Context blindness is also linked to theory of mind and executive functioning. Theory of mind is the ability to comprehend mental states from others to explain and predict their behavior (Baron-Cohen, 1995). Vermeulen (2015) suggested that theory of mind problems in people with autism arise from difficulties in using the context to actively read others’ mental states rather than specific deficits in mind reading. Executive functioning (EF) skills are the higher mental processes that enable us to plan, form abstract concepts, stay focused, etc., to self-monitor our behavior (Liss, Fein, Allen, Dunn, & Feinstein, 2001). People with autism experience deficits in specific EF areas: attention shifting, planning, and cognitive flexibility (Hill, 2004). When understanding others’ behavior, taking the context into account is crucial (Klin et al., 2003). However, it is equally important in guiding one’s behavior. People with ASD might experience impairments in social interaction resulting in difficulties in using the context to interpret others and guide their behavior (Vermeulen, 2015). In conclusion, we suggest that the experienced problems with contextual sensitivity can influence the appraisal of roadway environment and infrastructure in ASD drivers. They create difficulties in correctly understanding, using, and interpreting the context and environment.

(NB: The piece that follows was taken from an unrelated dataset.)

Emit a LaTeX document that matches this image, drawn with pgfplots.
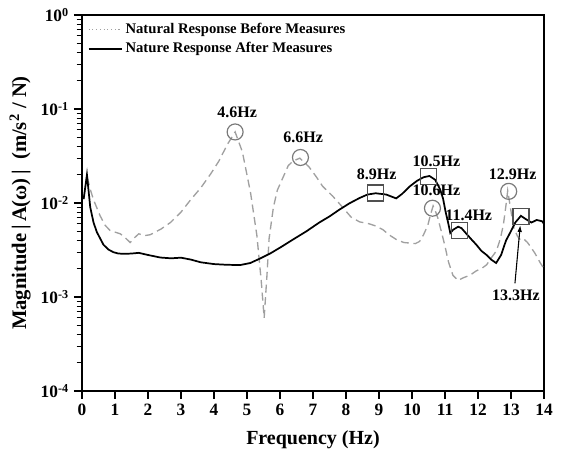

As stated above, it is important to describe experiences and insights from the participants’ viewpoint. Hence, by using a qualitative interviewing method, we aimed to obtain a comprehensible picture of the experiences, insights, and reactions of ASD drivers, taking their viewpoint into account (Watkins et al., 2017). Therefore the current study aimed to:

• Explore how drivers with an autism spectrum disorder experience certain elements of the roadway environment and infrastructure.

• Identify potential coping strategies used to deal with interfering roadway environment and infrastructure elements.